Saturday, January 17, 2009

Oh, the sun shines bright ...

We're planning a trip to the pictures this afternoon/evening, to see Slumdog Millionaire. I'm not completely sold on this visit. Granted, the films had great reviews and stuff, what with Golden Globes and all that ballyhoo, but I've been put off Danny Boyle somewhat by the execrable Sunshine, a film that, for me, redefined that famous old phrase or saying 'tedious load of pseudo-theologicalising bullshit'. Fingers crossed that Slumdog doesn't go down the same route.

But maybe it's not Danny Boyle that's the problem: maybe it's films with Sunshine in the title. After all I did pretty much despise Little Miss Sunshine. And don't get me started on all the reasons why I think Eternal Sunshine of the Spotless Mind is really, really not a towering work of genius, but rather a derivative, imagination-free, maundering yawn-fest of epic proportions.

Good job no-one's ever offered to take me to see The Sunshine Boys.

Friday, January 09, 2009

Mile Oak, Mile Oak



I took this photograph by accident. We were on the 1A, going home to Roy's parents' house in Mile Oak after a day shopping in Brighton just after Christmas. I was snapping away on the bus, almost randomly, not bothering to check the exposure or focussing or any of that technical malarky. When I looked at what I'd taken there was, as you might imagine, an awful lot of dross - but there was also this, which I think is pretty groovy.

Wednesday, January 07, 2009

"To live at all is miracle enough"

Like many folks, I discovered Mervyn Peake as a result of reading Lord of the Rings. Not, of course, that Peake's writing in any way resembles Tolkein's. It was simply that in 1969 there was little in the way of 'follow-on' literature once LOTR had hooked you into literature fantastical.

I'm not sure I even liked the Gormenghast stuff when I first read it - the baroque grotesqueries of Peake's world weren't really my cup of tea. But it was fashionable to be enamoured and so I claimed to be, following up on the 'trilogy' with the (infinitely poorer) Mr Pye and the nonsense poems Rhymes Without Reason. And gradually, what had begun as a mild flirtation turned into something a bit more serious. I read his wife Maeve's biography A World Away and learned that he was as much of an artist and illustrator as he was a novelist and poet (if not more so). So I searched out collections of his drawings and copies of stuff he'd illustrated and it was the art, rather than the writing, that I came to love. One particular drawing summed up for me the utter genius of Mervyn Peake; it's a drawing of Maeve's head in profile, lightly sketched in pencil in a way that is both spare and intricate, a kind of delicate, whispered drawing that still takes my breath away every time I look at it. I've tried to find the picture on tinternet but with no luck, so you'll just have to take my word that it is a thing of wonder.

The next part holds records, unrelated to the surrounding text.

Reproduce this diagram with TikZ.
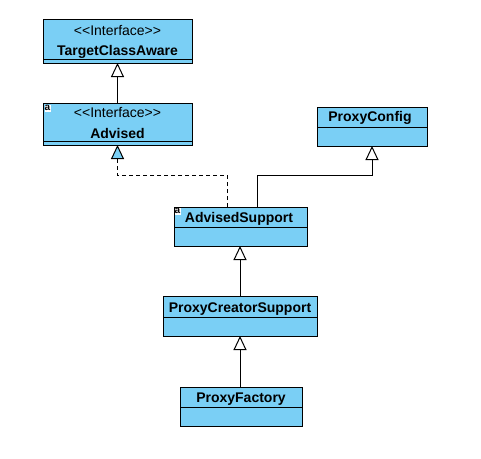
\documentclass[tikz,border=0pt]{standalone}
\usepackage{fontspec}
\setmainfont{Liberation Sans}
\usetikzlibrary{arrows.meta, positioning}
\definecolor{umlblue}{RGB}{122,207,245}

\begin{document}
\begin{tikzpicture}[x=1pt, y=-1pt]
        % Setup the style for the classes
        \tikzset{class style/.style={draw=black,
                                     fill=umlblue,
                                     line width=1pt,
                                     inner sep=0pt,
                                     outer sep=0pt}}
        \tikzset{name style/.style={font=\fontsize{14}{16}\selectfont\bfseries,
                                    inner sep=0pt,
                                    text height=10pt,
                                    text depth=0pt}}
        \tikzset{stereo style/.style={font=\fontsize{14}{16}\selectfont,
                                      inner sep=0pt,
                                      text height=10pt,
                                      text depth=0pt}}
        \tikzset{abstract style/.style={fill=white,
                                        inner sep=0pt,
                                        minimum width=6pt,
                                        minimum height=7pt,
                                        text height=5pt,
                                        text depth=0pt,
                                        font=\fontsize{10}{10}\selectfont\bfseries}}
        \tikzset{extends/.style={-{Triangle[open, width=13pt, length=14pt]},
                                 line width=1pt}}
        \tikzset{realizes/.style={-{Triangle[width=13pt, length=14pt, fill=umlblue]},
                                  line width=1pt,
                                  dash pattern=on 4pt off 3pt}}

        \useasboundingbox (0,0) rectangle (481,458);

        % Draw the classes
        \node[class style, minimum width=149pt, minimum height=44pt] at (117.5,41)  (targetaware) {};
        \node[class style, minimum width=149pt, minimum height=42pt] at (117.5,124) (advised)     {};
        \node[class style, minimum width=110pt, minimum height=39pt] at (372,126.5) (proxycfg)    {};
        \node[class style, minimum width=133pt, minimum height=39pt] at (240.5,226.5) (advsupport) {};
        \node[class style, minimum width=154pt, minimum height=40pt] at (240,316)   (creator)     {};
        \node[class style, minimum width=122pt, minimum height=39pt] at (241,406.5) (factory)     {};

        % Compartment lines
        \draw[line width=1pt] ([yshift=4pt]targetaware.south west) -- ([yshift=4pt]targetaware.south east);
        \draw[line width=1pt] ([yshift=4pt]advised.south west) -- ([yshift=4pt]advised.south east);
        \draw[line width=1pt] ([yshift=19pt]proxycfg.south west) -- ([yshift=19pt]proxycfg.south east);
        \draw[line width=1pt] ([yshift=19pt]advsupport.south west) -- ([yshift=19pt]advsupport.south east);
        \draw[line width=1pt] ([yshift=19pt]creator.south west) -- ([yshift=19pt]creator.south east);
        \draw[line width=1pt] ([yshift=19pt]factory.south west) -- ([yshift=19pt]factory.south east);

        % Class names
        \node[stereo style] at (117.5,30.7) (targetaware-st) {<{}<Interface>{}>};
        \node[name style]   at (117.5,50)   (targetaware-nm) {TargetClassAware};
        \node[stereo style] at (117.5,112.3) (advised-st)    {<{}<Interface>{}>};
        \node[name style]   at (117.5,133.3) (advised-nm)    {Advised};
        \node[name style]   at (370,116.7)  (proxycfg-nm)    {ProxyConfig};
        \node[name style]   at (239,217.7)  (advsupport-nm)  {AdvisedSupport};
        \node[name style]   at (240,307.7)  (creator-nm)     {ProxyCreatorSupport};
        \node[name style]   at (241,397.7)  (factory-nm)     {ProxyFactory};

        % Abstract markers
        \node[abstract style] at (47.5,108)  (advised-ab)    {a};
        \node[abstract style] at (177.5,211) (advsupport-ab) {a};

        % Connect the classes with arrows
        \draw[extends] (advised) -- (targetaware);
        \draw[realizes] ([xshift=-13.5pt]advsupport.north) |- ([yshift=-30pt]advised.south) -- (advised.south);
        \draw[extends] ([xshift=16.5pt]advsupport.north) |- ([yshift=-29pt]proxycfg.south) -- (proxycfg.south);
        \draw[extends] (creator.north) -- (creator.north |- advsupport.south);
        \draw[extends] (factory.north -| creator.north) -- (creator.south);
\end{tikzpicture}
\end{document}
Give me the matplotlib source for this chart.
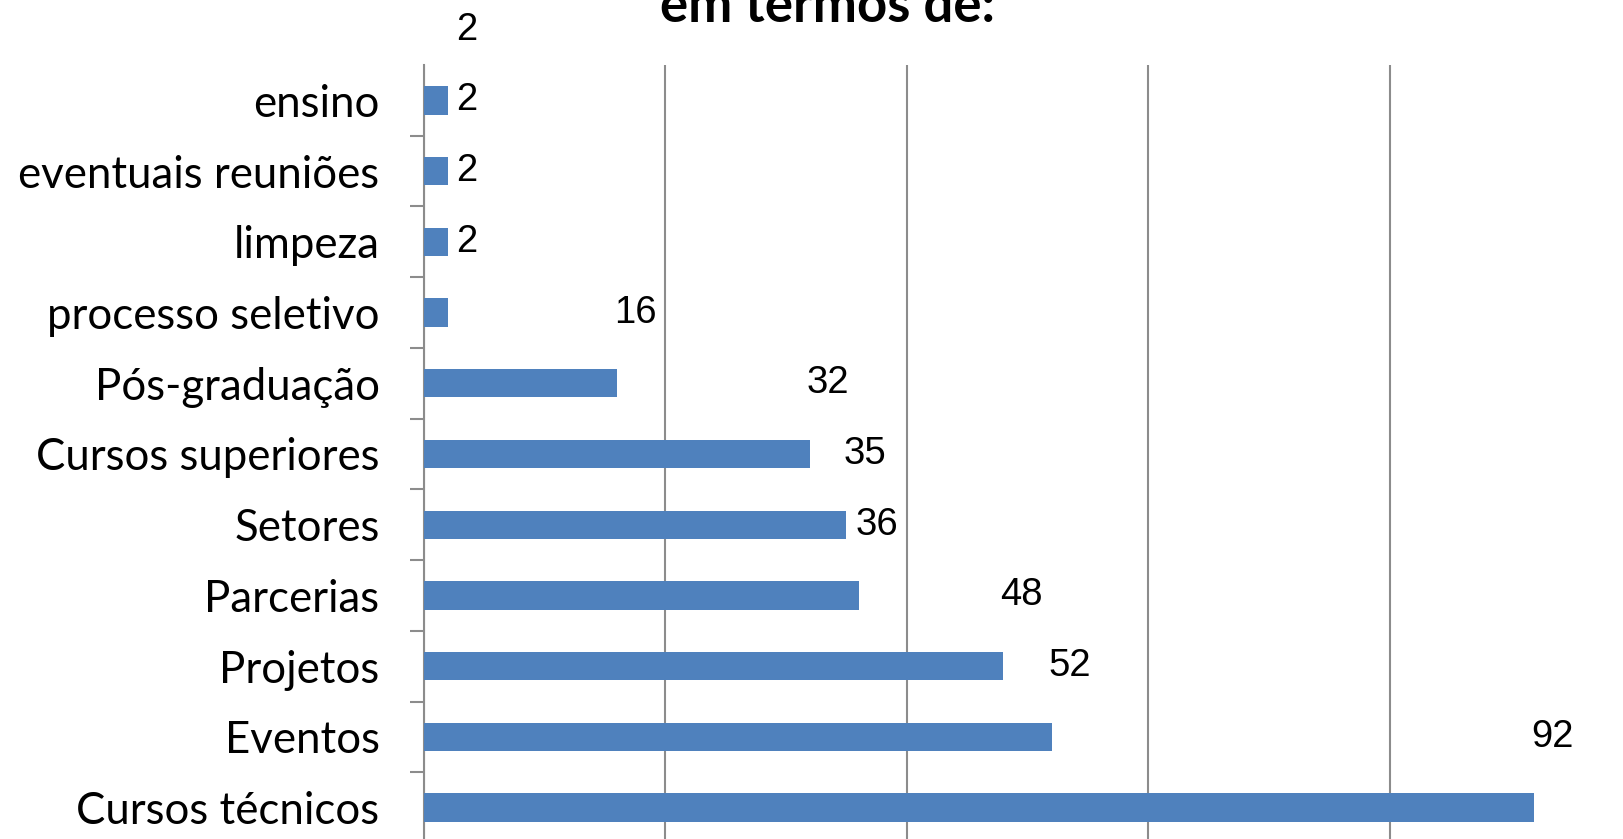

I loved his book illustrations too (there is no better Treasure Island or Alice in Wonderland in my opinion) and bought what I could, both new and secondhand. I've ended up with quite a reasonable collection of Peake-abilia, some of which I've pored over, some I've barely opened. As with many of my fancies, this one came and went - I no longer seek out the published works, avidly read every biography and newspaper or magazine retrospective, or trek off to exhibitions. But, like all old loves, Mervyn Peake has a place still in my heart. Which is why, on our recent trip to Sussex, Husband and I went to visit his grave in Burpham churchyard:

From Burpham Church and Mervyn Peake's Gravestone

The encounter made me a bit sad, as much for the loss of the person I was when I was a 'fan' as for any other reason. Which is also the way of old loves, I think, to remind us of past selves who were younger, brighter, more enthusiastic, more passionate, but also more confused, less self-assured, less confident of our tastes and affiliations. I don't really miss that old me - I really like what the intervening years have wrought of me. And I honour the small but important part Mervyn Peake plays in that continuing process.